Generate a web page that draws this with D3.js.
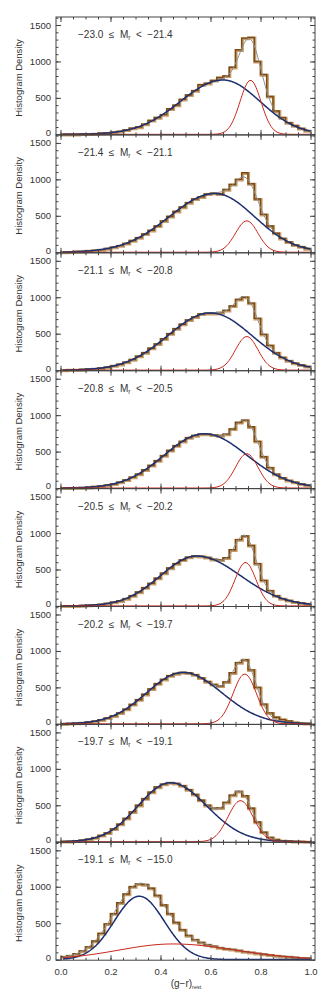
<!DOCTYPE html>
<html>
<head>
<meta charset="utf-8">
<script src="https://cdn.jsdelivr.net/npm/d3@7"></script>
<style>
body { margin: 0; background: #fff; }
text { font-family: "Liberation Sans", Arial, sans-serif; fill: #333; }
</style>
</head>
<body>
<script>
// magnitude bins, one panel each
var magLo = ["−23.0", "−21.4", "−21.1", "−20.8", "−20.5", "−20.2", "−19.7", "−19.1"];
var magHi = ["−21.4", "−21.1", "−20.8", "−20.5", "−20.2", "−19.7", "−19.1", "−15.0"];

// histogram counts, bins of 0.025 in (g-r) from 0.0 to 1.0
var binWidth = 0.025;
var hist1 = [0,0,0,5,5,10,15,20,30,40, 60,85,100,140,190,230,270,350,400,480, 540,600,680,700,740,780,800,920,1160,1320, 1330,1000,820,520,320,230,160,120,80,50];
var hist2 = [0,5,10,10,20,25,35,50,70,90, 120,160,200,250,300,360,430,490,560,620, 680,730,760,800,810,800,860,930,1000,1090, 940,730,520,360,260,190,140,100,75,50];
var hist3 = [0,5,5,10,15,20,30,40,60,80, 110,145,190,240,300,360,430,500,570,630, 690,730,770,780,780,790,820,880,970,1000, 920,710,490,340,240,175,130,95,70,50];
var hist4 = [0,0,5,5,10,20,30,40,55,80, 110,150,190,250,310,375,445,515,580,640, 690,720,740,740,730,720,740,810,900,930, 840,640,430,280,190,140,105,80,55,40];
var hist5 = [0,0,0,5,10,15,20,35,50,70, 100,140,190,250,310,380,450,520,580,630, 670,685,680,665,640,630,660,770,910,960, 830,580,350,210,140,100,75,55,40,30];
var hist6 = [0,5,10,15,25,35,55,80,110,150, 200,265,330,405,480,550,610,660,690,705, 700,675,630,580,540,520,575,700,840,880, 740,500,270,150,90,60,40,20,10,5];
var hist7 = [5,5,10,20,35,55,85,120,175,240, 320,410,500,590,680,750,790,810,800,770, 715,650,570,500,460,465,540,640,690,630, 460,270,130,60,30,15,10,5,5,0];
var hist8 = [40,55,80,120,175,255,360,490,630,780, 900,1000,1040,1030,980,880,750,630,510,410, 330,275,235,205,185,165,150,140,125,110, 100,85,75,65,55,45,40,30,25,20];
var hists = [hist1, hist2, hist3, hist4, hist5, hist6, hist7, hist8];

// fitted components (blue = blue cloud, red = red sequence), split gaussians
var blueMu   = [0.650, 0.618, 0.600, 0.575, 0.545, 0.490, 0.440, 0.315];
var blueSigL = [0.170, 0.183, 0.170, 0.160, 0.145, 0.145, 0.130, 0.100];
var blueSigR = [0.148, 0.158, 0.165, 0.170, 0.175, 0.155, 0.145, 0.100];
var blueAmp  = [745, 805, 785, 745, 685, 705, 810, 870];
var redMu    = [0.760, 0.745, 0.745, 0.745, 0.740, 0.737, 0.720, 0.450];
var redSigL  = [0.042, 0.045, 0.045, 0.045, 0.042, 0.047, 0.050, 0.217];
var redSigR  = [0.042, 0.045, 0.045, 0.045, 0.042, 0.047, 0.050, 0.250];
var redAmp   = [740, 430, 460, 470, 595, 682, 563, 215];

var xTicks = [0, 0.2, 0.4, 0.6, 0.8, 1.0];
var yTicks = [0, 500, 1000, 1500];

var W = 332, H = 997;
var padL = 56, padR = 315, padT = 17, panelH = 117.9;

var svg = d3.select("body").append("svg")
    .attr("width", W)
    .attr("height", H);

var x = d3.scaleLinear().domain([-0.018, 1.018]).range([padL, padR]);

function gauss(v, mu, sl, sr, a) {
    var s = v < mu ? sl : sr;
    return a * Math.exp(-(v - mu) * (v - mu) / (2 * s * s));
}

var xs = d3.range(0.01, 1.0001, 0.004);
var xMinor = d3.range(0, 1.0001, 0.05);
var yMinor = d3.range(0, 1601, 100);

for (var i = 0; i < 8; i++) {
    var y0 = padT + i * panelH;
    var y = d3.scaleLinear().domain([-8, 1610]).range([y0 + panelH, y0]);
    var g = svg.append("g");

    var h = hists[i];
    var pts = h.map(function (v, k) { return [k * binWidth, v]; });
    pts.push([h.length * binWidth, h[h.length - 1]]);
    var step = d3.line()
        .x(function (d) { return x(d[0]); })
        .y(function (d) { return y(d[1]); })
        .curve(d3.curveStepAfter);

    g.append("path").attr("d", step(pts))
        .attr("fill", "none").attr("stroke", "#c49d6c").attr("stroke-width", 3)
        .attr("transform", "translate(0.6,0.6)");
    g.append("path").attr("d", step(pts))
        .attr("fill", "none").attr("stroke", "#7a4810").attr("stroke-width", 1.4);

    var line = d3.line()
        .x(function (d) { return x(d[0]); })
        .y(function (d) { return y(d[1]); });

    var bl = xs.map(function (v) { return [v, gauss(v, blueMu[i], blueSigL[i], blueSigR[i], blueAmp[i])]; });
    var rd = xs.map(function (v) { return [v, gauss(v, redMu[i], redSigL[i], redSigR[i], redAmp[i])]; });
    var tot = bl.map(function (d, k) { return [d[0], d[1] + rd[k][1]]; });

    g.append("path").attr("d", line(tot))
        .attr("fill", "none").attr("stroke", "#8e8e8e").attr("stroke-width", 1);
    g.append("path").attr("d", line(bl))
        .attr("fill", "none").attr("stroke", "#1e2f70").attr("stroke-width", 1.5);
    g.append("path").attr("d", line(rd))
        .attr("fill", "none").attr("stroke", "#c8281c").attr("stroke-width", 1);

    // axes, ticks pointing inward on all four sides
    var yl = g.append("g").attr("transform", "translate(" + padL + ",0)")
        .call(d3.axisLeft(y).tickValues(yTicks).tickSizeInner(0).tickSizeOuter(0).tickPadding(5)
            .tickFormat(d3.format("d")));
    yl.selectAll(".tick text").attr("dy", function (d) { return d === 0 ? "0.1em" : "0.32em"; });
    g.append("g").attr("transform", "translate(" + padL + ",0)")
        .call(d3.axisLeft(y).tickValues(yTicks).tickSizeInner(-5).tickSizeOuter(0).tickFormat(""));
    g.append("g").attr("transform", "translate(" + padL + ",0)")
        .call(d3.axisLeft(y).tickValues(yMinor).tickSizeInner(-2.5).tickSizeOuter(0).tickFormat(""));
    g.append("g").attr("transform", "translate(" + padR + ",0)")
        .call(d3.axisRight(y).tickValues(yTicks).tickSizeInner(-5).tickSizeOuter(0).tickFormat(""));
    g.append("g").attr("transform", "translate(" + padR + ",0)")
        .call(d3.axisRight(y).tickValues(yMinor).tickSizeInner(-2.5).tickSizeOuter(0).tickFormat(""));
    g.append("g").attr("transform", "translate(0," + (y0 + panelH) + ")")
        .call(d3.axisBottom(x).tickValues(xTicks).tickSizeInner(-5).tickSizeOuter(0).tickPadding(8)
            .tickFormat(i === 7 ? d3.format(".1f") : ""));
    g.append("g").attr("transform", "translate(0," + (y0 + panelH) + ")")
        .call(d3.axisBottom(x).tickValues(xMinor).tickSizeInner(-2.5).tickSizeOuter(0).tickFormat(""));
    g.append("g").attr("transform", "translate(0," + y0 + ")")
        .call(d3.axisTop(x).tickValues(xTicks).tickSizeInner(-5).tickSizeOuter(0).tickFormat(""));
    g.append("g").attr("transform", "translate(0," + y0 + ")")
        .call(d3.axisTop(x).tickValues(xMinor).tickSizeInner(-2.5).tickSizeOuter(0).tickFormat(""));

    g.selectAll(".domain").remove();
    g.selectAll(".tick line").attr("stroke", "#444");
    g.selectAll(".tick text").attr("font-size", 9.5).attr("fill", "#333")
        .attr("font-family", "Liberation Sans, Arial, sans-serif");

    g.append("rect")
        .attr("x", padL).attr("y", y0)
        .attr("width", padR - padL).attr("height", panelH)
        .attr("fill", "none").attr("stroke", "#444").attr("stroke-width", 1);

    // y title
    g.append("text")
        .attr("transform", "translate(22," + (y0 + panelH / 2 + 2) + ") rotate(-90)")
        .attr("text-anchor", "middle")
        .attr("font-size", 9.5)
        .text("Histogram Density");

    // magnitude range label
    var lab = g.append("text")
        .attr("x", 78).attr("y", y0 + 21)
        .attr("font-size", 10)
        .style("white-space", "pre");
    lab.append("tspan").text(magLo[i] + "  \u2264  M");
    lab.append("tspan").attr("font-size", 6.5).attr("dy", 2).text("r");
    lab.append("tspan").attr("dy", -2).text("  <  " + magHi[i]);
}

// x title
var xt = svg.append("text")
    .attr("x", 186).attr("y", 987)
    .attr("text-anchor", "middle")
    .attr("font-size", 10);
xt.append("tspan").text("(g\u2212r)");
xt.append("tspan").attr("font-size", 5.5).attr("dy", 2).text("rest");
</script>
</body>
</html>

◇ ◇ ◇ ◇

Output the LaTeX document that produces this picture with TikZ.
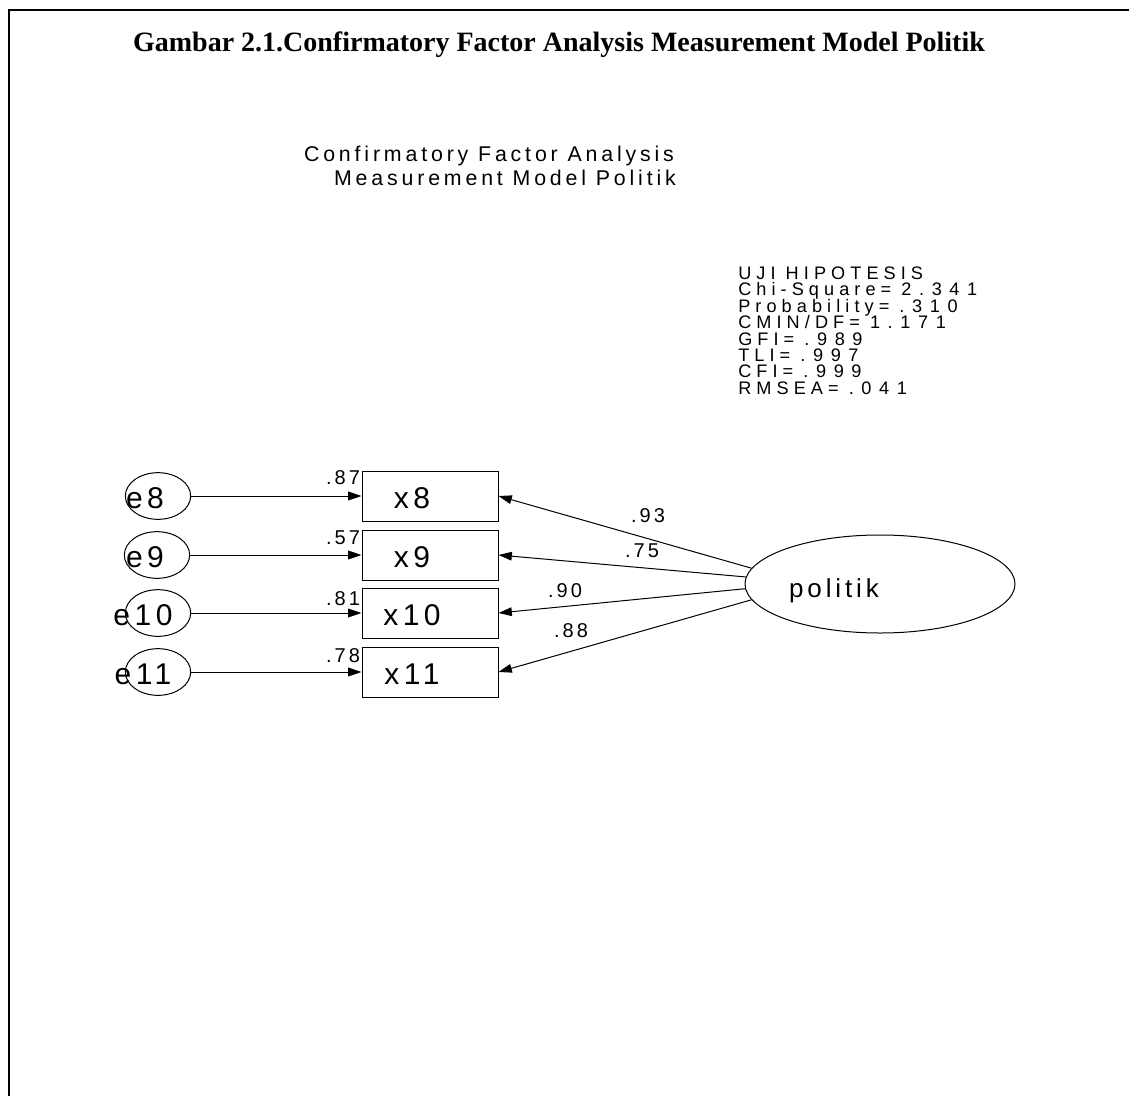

◇ ◇ ◇ ◇

__EXERCISE DIRECTIONS__. Show every line where the string "that" appears.

__RESPONSE TO THE TASK__.
Generate a web page that draws this with D3.js.
Output the LaTeX document that produces this picture with TikZ.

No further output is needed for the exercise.